G. Kabinet Djuanda ( 9 April 1957- 5 Juli 1959)
Kabinet ini merupakan zaken kabinet yaitu kabinet yang terdiri dari para pakar yang ahli dalam bidangnya. Dipimpin oleh Ir.Juanda. Program pokok dari Kabinet Djuanda adalah Programnya disebut Panca Karya yaitu : Membentuk Dewan Nasional, Normalisasi keadaan RI, Melancarkan pelaksanaan Pembatalan KMB, Perjuangan pengembalian Irian Jaya, dan Mempergiat/mempercepat proses Pembangunan
Hasil atau prestasi yang berhasil dicapai oleh Kabinet Djuanda yaitu mengatur kembali batas perairan nasional Indonesia melalui Deklarasi Djuanda, Mengadakan Musyawarah Nasional (Munas) untuk meredakan pergolakan di berbagai daerah. Kendala/ Masalah yang dihadapi oleh kabinet ini sebagai berikut.

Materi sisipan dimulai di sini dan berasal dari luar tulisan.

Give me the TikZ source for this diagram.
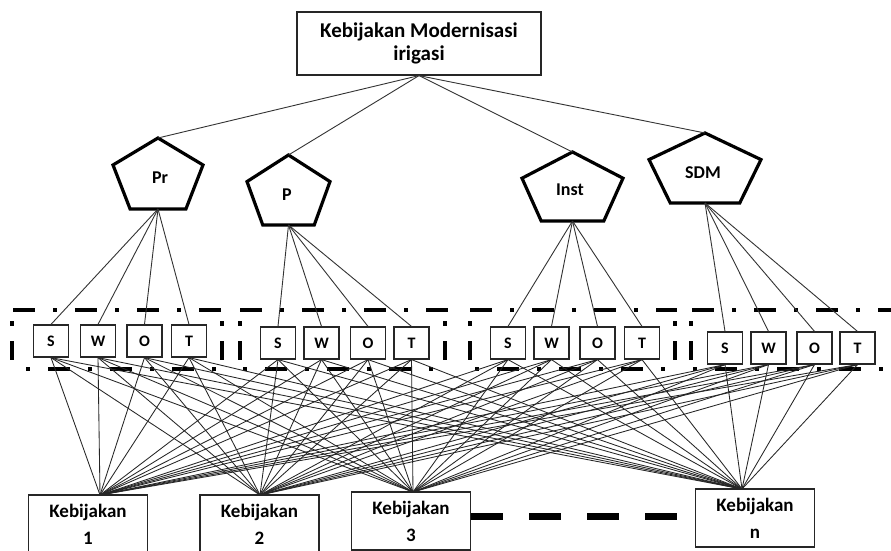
\documentclass[tikz,border=0pt]{standalone}
\usepackage{fontspec}
\setmainfont{Carlito}
\begin{document}
\begin{tikzpicture}[x=1pt,y=-1pt,
  box/.style={draw=black!85, line width=1.2pt, inner sep=0pt},
  topbox/.style={box, minimum width=244pt, minimum height=63pt, align=center,
    font=\fontsize{21}{23}\selectfont\bfseries},
  swot/.style={box, minimum width=35pt, minimum height=32pt,
    font=\fontsize{16}{16}\selectfont\bfseries},
  kbox/.style={box, minimum width=119pt, minimum height=58pt, align=center,
    font=\fontsize{19}{27}\selectfont\bfseries},
  plabel/.style={font=\fontsize{18}{18}\selectfont\bfseries, inner sep=0pt},
  pentline/.style={line width=3.2pt, line join=miter},
  link/.style={draw=black!80, line width=0.9pt},
  xlink/.style={draw=black!85, line width=0.85pt},
  topdash/.style={line width=4pt, dash pattern=on 22pt off 18pt on 4pt off 18pt},
  botdash/.style={line width=4pt, dash pattern=on 4pt off 18pt on 22pt off 18pt},
  vdash/.style={line width=4.5pt},
  bigdash/.style={line width=7pt, dash pattern=on 32pt off 26pt}]
\useasboundingbox (0,0) rectangle (891,551);
\fill[white] (0,0) rectangle (891,551);

% top box
\node[topbox] (top) at (419,43.5) {Kebijakan Modernisasi\\irigasi};

% pentagons
\foreach \n/\cx/\tp/\w/\h/\lx/\ly/\t in {pr/158/138/90/71/160/178/Pr, p/288.5/155/83/70/287/195/P, inst/572.5/152/101/69/570/190/Inst, sdm/705/133/112/70/703/173/SDM}{
  \draw[pentline] (\cx,\tp) -- (\cx+\w/2,\tp+0.38*\h) -- (\cx+0.31*\w,\tp+\h)
     -- (\cx-0.31*\w,\tp+\h) -- (\cx-\w/2,\tp+0.38*\h) -- cycle;
  \coordinate (\n top) at (\cx,\tp);
  \coordinate (\n bot) at (\cx,\tp+\h);
  \node[plabel] (\n lab) at (\lx,\ly) {\t};
}

% SWOT boxes
\foreach \g/\y/\xs/\xw/\xo/\xt in {g1/341/51/98/144.5/189, g2/343/278/321.5/368/411.5, g3/343/508/551.5/597.5/642, g4/348/725/768.5/814.5/857.5}{
  \node[swot] (\g s) at (\xs,\y) {S};
  \node[swot] (\g w) at (\xw,\y) {W};
  \node[swot] (\g o) at (\xo,\y) {O};
  \node[swot] (\g t) at (\xt,\y) {T};
}

% dash-dot frames
\draw[topdash] (13,310) -- (222,310);
\draw[topdash] (240,310) -- (448,310);
\draw[topdash] (470,310) -- (677,310);
\draw[topdash] (692,310) -- (891,310);
\draw[botdash] (26,369) -- (216,369);
\draw[botdash] (243,369) -- (434,369);
\draw[botdash] (475,369) -- (665,369);
\draw[botdash] (693,369) -- (884,369);
\foreach \x in {12,222,240,445,470,675,691}{
  \draw[vdash] (\x,321) -- (\x,326);
  \draw[vdash] (\x,341) -- (\x,360);
}

% policy boxes
\node[kbox] (k1) at (88,524) {Kebijakan\\1};
\node[kbox] (k2) at (259.5,524) {Kebijakan\\2};
\node[kbox] (k3) at (411,521) {Kebijakan\\3};
\node[kbox] (kn) at (755,518) {Kebijakan\\n};
\coordinate (k1in) at (100,495);
\coordinate (k2in) at (260,495);
\coordinate (k3in) at (413,492);
\coordinate (knin) at (742,489);

% connectors top -> pentagons
\foreach \n in {pr,p,inst,sdm}{
  \draw[link] (top.south) -- (\n top);
}
% pentagons -> SWOT
\foreach \n/\g in {pr/g1,p/g2,inst/g3,sdm/g4}{
  \foreach \l in {s,w,o,t}{
    \draw[link] (\n bot) -- (\g\l.north);
  }
}
% SWOT -> policies
\foreach \g in {g1,g2,g3,g4}{
  \foreach \l in {s,w,o,t}{
    \foreach \k in {k1in,k2in,k3in,knin}{
      \draw[xlink] (\g\l.south) -- (\k);
    }
  }
}

% thick dashes between Kebijakan 3 and n
\path (k3.east) ++(0,-5) coordinate (dstart);
\draw[bigdash] (dstart) -- (dstart -| kn.west);
\end{tikzpicture}
\end{document}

Kegagalan Menghadapi pergolakan di daerah sebab pergolakan di daerah semakin meningkat. Keadaan ekonomi dan keuangan yang semakin buruk sehingga program pemerintah sulit dilaksanakan. Krisis demokrasi liberal mencapai puncaknya, terjadi peristiwa Cikini. Kabinet Djuanda berakhir saat presiden Sukarno mengeluarkan Dekrit Presiden 5 Juli 1959 dan mulailah babak baru sejarah RI yaitu Demokrasi Terpimpin.
Akhir Masa Demokrasi Liberal di Indonesia.

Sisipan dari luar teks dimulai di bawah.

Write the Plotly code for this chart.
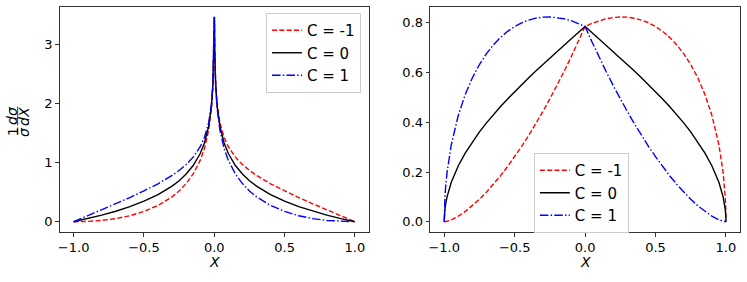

Kekacauan politik ini membuat keadaan negara menjadi dalam keadaan darurat. Hal ini diperparah dengan Dewan Konstituante yang mengalami kebuntuan dalam menyusun konstitusi baru. Dengan kegagalan konstituante mengambil suatu keputusan, maka sebagian aanggotanya menyatakan tidak akan menghadiri siding konstituante lagi. Sampai tahun 1959 Konstituante tidak pernah berhasil merumuskan UUD baru. Keadaan itu semakin mengguncang situasi politik Indonesia saat itu.

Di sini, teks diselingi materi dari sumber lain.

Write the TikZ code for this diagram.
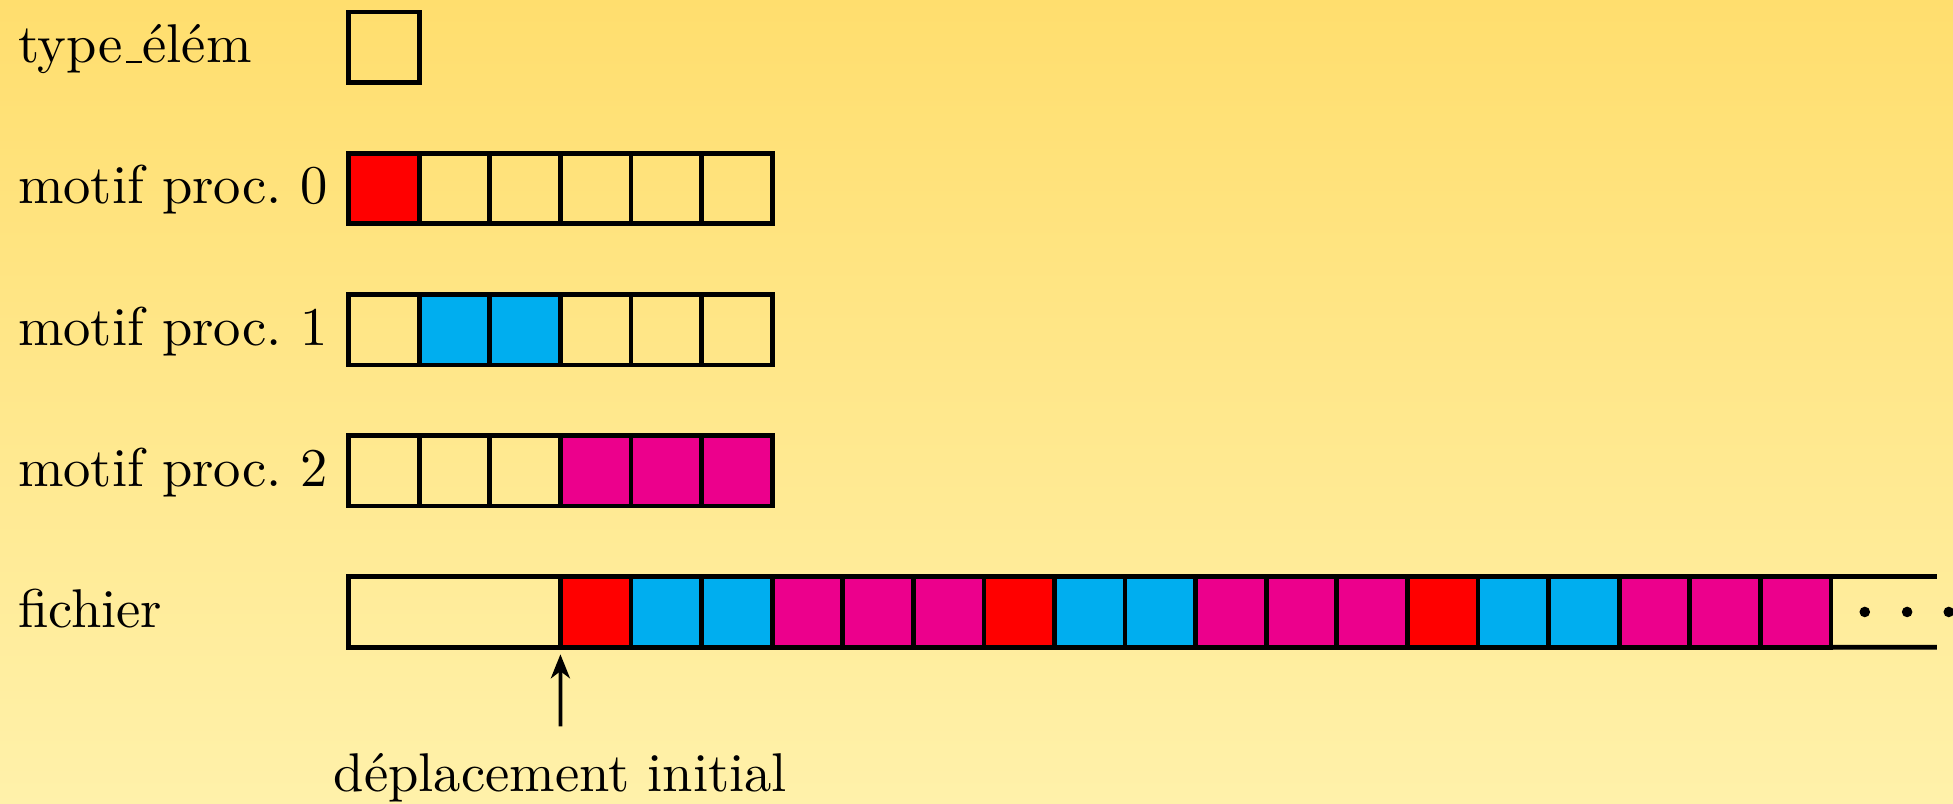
\documentclass[tikz,border=0pt]{standalone}
\usepackage{graphicx}
\usetikzlibrary{arrows.meta,shadings}
\definecolor{bgtop}{RGB}{255,222,110}
\definecolor{bgbot}{RGB}{255,241,170}
\definecolor{cR}{RGB}{255,0,0}
\definecolor{cC}{RGB}{0,174,239}
\definecolor{cM}{RGB}{236,0,140}
\newcommand\bigtxt[1]{\scalebox{2.2}{\fontsize{10}{12}\selectfont #1}}
\newcommand\undsc{\leavevmode\kern.06em\vbox{\hrule width.3em}}
\tikzset{
  cell/.style={draw=black, line width=1.9pt, minimum width=1cm, minimum height=1cm, inner sep=0pt, outer sep=0pt},
  lbl/.style={anchor=base west, inner sep=0pt},
  arr/.style={line width=1.5pt, -{Stealth[length=0.34cm, width=0.27cm, inset=0.1cm]}},
}
\begin{document}
\begin{tikzpicture}
\shade[top color=bgtop, bottom color=bgbot] (0,0) rectangle (27.67,-11.39);
\useasboundingbox (0,0) rectangle (27.67,-11.39);
% labels
\node[lbl] (l0) at (0.25,-0.89) {\bigtxt{type\undsc élém}};
\node[lbl] (l1) at (0.25,-2.89) {\bigtxt{motif proc.\ 0}};
\node[lbl] (l2) at (0.25,-4.89) {\bigtxt{motif proc.\ 1}};
\node[lbl] (l3) at (0.25,-6.89) {\bigtxt{motif proc.\ 2}};
\node[lbl] (l4) at (0.25,-8.89) {\bigtxt{fichier}};
% type_elem
\node[cell] (t0) at (5.44,-0.67) {};
% motif 0
\foreach \i/\c in {0/cR,1/none,2/none,3/none,4/none,5/none}
  \node[cell, fill=\c] (a\i) at ({5.44+\i},-2.67) {};
% motif 1
\foreach \i/\c in {0/none,1/cC,2/cC,3/none,4/none,5/none}
  \node[cell, fill=\c] (b\i) at ({5.44+\i},-4.67) {};
% motif 2
\foreach \i/\c in {0/none,1/none,2/none,3/cM,4/cM,5/cM}
  \node[cell, fill=\c] (c\i) at ({5.44+\i},-6.67) {};
% fichier
\node[cell, minimum width=3cm] (fb) at (6.44,-8.67) {};
\foreach \i/\c in {0/cR,1/cC,2/cC,3/cM,4/cM,5/cM,6/cR,7/cC,8/cC,9/cM,10/cM,11/cM,12/cR,13/cC,14/cC,15/cM,16/cM,17/cM}
  \node[cell, fill=\c] (f\i) at ({8.44+\i},-8.67) {};
\coordinate (et) at (27.44,-8.17);
\coordinate (eb) at (27.44,-9.17);
\draw[line width=1.9pt] (f17.north east) -- (et);
\draw[line width=1.9pt] (f17.south east) -- (eb);
\foreach \x [count=\k] in {26.42,27.02,27.61}
  \fill (\x,-8.67) circle (0.075) coordinate (d\k);
% offset
\node[anchor=base, inner sep=0pt] (dep) at (7.94,-11.22) {\bigtxt{déplacement initial}};
\coordinate (as) at (7.94,-10.29);
\draw[arr] (as) -- ([yshift=-0.1cm]fb.south east);
\end{tikzpicture}
\end{document}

Dalam situasi dan kondisi seperti itu, beberapa partai politik mengajukan usul kepada Presiden Soekarno agar mendekritkan berlakunya kembali UUD 1945 dan pembubaran Konstituante. Oleh karena itu pada tanggal 5 Juli 1959, Presiden Soekarno mengeluarkan dekrit yang berisi sebagai berikut : Pembubaran Konstituante, Berlakunya kembali UUD 1945, Tidak berlakunya UUDS 1950, dan Pembentukan MPRS dan DPAS. Setelah keluarnya dekrit Presiden 5 Juli 1959 dan tidak diberlakukannya lagi UUDS 1950, maka secara otomatis sistem pemerintahan Demokrasi Liberal tidak berlaku lagi di Indonesia.